**Problem to solve:** Below, find the line containing "Clone this chart in Chart.js." and the line containing "const edge = '#8a8a8a';"; reproduce exactly those two and every line between them, omitting pictures.

**Material for the task:**
_ _ _ _ _

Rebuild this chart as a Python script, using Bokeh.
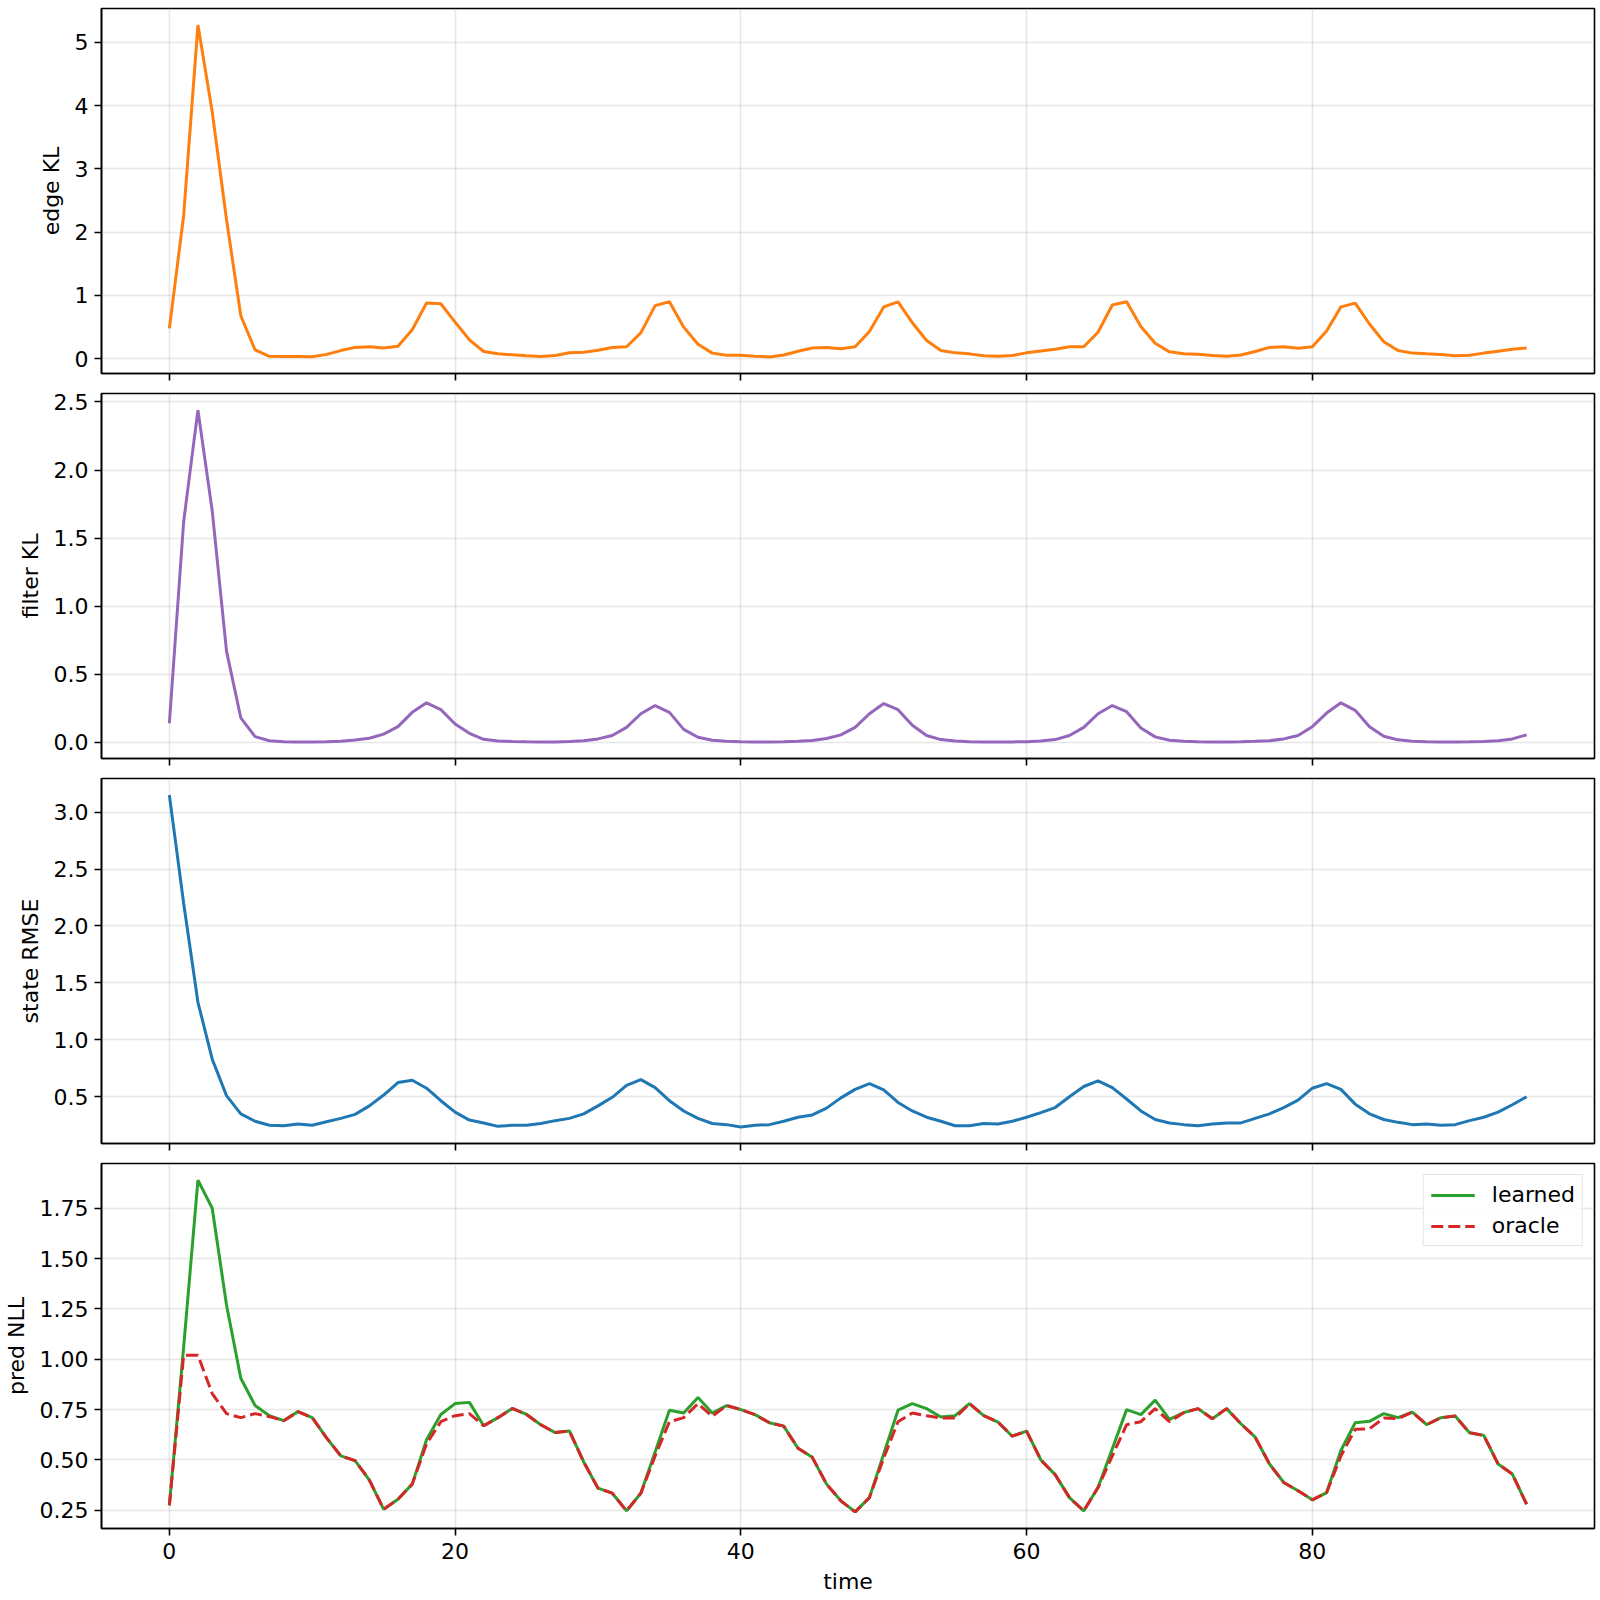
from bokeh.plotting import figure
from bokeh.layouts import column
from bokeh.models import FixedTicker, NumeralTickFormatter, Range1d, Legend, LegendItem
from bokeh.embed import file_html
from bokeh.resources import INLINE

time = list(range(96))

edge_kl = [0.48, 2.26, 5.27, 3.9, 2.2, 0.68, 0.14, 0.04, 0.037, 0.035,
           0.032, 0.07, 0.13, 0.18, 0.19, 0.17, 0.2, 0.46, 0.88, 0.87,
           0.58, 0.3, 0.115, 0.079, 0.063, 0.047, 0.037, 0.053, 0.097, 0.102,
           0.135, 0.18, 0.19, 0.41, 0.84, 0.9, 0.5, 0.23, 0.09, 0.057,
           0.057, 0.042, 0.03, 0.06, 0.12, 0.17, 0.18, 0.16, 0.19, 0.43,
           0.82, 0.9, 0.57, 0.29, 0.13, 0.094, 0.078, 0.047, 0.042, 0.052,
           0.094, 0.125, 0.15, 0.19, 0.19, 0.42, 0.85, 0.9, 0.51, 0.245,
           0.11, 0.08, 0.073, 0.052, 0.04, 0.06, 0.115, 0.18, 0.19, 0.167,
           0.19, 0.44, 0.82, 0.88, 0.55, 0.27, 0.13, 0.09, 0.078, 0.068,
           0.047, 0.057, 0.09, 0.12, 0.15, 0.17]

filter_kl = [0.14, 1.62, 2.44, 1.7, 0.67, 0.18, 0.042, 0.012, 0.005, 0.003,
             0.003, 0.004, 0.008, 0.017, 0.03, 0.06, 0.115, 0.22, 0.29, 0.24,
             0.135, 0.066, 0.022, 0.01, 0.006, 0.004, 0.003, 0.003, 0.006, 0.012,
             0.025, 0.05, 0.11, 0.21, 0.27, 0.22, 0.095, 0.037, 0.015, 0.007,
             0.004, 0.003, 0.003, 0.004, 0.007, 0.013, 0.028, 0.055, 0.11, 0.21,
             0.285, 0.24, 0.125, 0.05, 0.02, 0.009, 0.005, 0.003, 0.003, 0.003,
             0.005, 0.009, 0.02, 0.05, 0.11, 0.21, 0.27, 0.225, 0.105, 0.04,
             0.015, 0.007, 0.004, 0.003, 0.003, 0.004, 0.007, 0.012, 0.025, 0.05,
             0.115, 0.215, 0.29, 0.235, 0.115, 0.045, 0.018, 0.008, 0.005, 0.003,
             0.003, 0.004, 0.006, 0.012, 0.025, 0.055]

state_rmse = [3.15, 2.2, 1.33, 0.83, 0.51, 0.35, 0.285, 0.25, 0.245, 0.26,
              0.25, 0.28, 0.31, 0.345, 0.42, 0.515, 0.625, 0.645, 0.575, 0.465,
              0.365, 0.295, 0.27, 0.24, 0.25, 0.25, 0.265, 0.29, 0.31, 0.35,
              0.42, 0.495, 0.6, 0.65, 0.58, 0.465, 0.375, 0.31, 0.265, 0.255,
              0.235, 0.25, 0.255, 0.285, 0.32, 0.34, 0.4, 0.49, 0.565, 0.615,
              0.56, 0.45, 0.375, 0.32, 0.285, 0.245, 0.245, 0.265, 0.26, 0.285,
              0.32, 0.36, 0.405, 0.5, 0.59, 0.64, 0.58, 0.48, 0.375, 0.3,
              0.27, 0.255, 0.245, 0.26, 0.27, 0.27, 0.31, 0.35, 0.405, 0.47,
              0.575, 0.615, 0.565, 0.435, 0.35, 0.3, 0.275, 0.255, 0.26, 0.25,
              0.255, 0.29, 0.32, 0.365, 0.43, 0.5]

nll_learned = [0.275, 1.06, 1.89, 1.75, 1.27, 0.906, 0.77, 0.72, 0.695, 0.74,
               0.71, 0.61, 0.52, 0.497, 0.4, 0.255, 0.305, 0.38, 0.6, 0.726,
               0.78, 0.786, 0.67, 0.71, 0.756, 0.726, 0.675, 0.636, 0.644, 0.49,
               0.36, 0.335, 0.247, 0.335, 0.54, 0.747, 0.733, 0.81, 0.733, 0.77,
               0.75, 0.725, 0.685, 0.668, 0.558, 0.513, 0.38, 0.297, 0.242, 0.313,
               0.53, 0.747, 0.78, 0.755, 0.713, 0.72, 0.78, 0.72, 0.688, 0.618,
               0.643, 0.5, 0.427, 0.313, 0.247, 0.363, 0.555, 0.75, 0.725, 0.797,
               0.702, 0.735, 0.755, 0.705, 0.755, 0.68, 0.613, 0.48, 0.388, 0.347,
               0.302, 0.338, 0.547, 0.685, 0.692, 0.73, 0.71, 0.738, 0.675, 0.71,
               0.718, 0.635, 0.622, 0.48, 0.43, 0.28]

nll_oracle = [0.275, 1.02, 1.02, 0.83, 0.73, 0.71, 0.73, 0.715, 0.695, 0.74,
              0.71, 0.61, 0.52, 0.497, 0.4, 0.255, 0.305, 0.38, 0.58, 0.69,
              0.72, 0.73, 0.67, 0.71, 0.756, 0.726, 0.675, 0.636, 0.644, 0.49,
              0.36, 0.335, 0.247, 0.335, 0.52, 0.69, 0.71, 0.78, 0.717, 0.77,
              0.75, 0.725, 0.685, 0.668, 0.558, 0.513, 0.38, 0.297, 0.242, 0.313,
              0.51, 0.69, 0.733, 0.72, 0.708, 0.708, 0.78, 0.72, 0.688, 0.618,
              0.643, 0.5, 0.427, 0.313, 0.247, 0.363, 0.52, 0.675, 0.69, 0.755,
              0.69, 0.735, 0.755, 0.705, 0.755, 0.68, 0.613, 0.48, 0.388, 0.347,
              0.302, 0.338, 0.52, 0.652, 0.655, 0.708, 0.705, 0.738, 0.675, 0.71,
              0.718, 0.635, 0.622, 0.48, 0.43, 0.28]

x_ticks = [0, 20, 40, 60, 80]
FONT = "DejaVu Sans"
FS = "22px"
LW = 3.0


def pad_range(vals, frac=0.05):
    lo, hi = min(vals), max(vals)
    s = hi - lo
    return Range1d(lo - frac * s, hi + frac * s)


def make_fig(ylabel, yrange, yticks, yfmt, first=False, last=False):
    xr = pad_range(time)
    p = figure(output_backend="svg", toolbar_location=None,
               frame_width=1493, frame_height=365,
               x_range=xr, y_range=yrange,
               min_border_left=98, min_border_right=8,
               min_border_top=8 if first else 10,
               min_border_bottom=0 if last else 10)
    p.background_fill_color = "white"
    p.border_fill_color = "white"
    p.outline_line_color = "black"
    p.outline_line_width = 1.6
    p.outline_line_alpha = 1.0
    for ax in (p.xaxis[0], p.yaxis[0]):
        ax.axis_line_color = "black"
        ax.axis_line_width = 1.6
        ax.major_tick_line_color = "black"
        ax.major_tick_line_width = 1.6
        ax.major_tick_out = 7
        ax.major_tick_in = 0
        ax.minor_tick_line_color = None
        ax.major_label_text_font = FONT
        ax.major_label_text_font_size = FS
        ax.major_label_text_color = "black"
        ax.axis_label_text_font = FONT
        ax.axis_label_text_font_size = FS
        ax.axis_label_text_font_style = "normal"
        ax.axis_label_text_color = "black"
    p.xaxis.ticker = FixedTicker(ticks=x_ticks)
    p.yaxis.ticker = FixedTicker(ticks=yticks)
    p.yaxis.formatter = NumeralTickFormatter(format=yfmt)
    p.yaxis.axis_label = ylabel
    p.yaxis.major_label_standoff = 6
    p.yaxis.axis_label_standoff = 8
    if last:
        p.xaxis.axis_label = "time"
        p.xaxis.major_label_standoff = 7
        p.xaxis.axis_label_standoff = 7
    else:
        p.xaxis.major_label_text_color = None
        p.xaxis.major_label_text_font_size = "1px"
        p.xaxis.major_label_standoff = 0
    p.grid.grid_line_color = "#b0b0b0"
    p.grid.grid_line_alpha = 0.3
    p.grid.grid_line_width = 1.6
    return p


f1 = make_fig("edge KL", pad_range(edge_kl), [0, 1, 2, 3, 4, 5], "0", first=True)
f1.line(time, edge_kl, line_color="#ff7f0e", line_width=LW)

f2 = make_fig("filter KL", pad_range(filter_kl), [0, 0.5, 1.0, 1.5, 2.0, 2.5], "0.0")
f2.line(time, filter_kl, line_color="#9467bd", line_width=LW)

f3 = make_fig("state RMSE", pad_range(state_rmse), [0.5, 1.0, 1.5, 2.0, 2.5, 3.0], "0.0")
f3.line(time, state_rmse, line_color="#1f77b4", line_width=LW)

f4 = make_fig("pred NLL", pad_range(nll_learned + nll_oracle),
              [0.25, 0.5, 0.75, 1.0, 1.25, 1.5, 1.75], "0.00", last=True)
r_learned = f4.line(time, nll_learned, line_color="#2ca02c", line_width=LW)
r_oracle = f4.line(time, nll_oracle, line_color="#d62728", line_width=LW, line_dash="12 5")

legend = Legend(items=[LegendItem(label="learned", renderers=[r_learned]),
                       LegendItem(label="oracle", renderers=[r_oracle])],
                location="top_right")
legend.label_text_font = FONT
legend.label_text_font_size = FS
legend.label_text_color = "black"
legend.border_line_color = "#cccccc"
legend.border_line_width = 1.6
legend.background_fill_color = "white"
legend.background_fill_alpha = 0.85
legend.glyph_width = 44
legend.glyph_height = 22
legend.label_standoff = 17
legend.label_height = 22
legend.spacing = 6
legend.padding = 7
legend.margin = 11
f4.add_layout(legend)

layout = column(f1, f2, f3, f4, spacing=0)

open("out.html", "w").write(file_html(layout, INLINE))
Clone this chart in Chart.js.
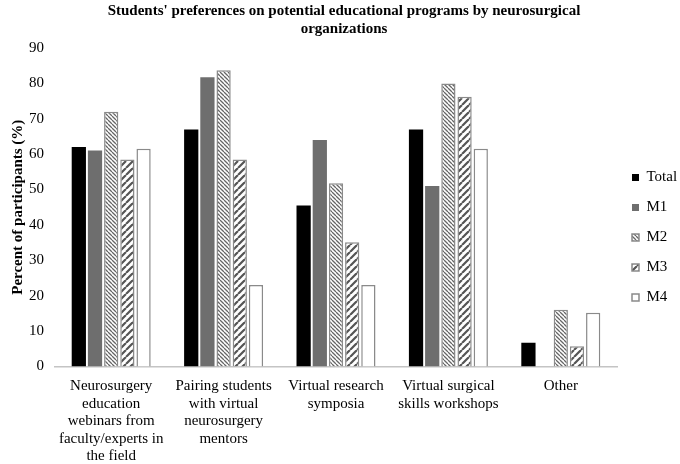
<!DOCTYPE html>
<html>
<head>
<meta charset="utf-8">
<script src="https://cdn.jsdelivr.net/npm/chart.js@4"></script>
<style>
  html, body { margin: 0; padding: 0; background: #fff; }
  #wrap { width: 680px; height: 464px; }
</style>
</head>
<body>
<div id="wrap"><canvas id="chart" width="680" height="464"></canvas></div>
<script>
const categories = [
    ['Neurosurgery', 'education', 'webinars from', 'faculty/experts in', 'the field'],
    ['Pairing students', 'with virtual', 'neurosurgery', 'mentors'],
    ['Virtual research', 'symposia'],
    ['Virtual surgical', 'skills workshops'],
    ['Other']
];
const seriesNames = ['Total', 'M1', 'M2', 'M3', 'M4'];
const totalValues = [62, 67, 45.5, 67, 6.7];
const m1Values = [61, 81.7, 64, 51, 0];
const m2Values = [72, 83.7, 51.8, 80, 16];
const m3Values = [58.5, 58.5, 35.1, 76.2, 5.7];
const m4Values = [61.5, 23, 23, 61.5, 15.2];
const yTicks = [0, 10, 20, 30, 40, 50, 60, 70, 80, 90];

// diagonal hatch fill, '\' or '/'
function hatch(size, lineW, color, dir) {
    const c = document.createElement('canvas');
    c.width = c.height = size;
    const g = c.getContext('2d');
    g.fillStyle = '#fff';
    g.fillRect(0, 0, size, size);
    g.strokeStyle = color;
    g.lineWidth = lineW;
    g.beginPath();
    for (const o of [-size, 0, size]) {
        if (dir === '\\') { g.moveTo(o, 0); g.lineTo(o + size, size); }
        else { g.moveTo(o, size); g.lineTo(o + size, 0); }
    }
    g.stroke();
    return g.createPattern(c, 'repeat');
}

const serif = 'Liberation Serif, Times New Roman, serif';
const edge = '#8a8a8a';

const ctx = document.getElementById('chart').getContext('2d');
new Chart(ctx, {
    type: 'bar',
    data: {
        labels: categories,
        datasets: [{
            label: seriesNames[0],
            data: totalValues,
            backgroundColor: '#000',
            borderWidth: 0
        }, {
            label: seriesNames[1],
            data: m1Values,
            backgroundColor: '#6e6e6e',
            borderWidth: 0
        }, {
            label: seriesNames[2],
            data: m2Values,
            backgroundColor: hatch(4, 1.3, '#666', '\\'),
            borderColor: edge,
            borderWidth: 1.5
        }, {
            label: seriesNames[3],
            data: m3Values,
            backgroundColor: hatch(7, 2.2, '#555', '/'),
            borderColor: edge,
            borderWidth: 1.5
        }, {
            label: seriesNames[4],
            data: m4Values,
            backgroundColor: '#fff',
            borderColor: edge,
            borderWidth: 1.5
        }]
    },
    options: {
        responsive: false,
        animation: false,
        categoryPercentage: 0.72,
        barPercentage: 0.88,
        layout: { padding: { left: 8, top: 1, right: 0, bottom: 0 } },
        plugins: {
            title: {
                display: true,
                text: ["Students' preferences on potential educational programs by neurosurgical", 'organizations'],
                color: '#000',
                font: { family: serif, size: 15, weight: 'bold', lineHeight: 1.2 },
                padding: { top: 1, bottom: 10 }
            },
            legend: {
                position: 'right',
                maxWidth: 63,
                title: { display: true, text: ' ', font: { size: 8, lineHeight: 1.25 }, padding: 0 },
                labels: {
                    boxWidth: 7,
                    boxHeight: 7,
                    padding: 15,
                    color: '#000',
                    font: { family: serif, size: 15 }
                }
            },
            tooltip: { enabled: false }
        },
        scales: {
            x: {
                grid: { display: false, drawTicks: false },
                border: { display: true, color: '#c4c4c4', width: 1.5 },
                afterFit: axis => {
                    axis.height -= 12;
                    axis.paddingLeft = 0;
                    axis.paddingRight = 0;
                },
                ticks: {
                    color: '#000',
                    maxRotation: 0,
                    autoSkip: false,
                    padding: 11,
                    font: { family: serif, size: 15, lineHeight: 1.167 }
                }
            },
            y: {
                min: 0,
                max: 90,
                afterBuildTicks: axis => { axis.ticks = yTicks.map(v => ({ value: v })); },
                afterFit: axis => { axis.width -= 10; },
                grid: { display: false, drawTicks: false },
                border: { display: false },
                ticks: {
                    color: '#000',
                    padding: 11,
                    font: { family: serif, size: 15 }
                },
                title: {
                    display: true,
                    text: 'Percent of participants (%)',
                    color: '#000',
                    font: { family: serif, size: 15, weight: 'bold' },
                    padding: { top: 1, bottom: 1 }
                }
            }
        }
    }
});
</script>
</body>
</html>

_ _ _ _ _

**Result of this task:**
Clone this chart in Chart.js.
<!DOCTYPE html>
<html>
<head>
<meta charset="utf-8">
<script src="https://cdn.jsdelivr.net/npm/chart.js@4"></script>
<style>
  html, body { margin: 0; padding: 0; background: #fff; }
  #wrap { width: 680px; height: 464px; }
</style>
</head>
<body>
<div id="wrap"><canvas id="chart" width="680" height="464"></canvas></div>
<script>
const categories = [
    ['Neurosurgery', 'education', 'webinars from', 'faculty/experts in', 'the field'],
    ['Pairing students', 'with virtual', 'neurosurgery', 'mentors'],
    ['Virtual research', 'symposia'],
    ['Virtual surgical', 'skills workshops'],
    ['Other']
];
const seriesNames = ['Total', 'M1', 'M2', 'M3', 'M4'];
const totalValues = [62, 67, 45.5, 67, 6.7];
const m1Values = [61, 81.7, 64, 51, 0];
const m2Values = [72, 83.7, 51.8, 80, 16];
const m3Values = [58.5, 58.5, 35.1, 76.2, 5.7];
const m4Values = [61.5, 23, 23, 61.5, 15.2];
const yTicks = [0, 10, 20, 30, 40, 50, 60, 70, 80, 90];

// diagonal hatch fill, '\' or '/'
function hatch(size, lineW, color, dir) {
    const c = document.createElement('canvas');
    c.width = c.height = size;
    const g = c.getContext('2d');
    g.fillStyle = '#fff';
    g.fillRect(0, 0, size, size);
    g.strokeStyle = color;
    g.lineWidth = lineW;
    g.beginPath();
    for (const o of [-size, 0, size]) {
        if (dir === '\\') { g.moveTo(o, 0); g.lineTo(o + size, size); }
        else { g.moveTo(o, size); g.lineTo(o + size, 0); }
    }
    g.stroke();
    return g.createPattern(c, 'repeat');
}

const serif = 'Liberation Serif, Times New Roman, serif';
const edge = '#8a8a8a';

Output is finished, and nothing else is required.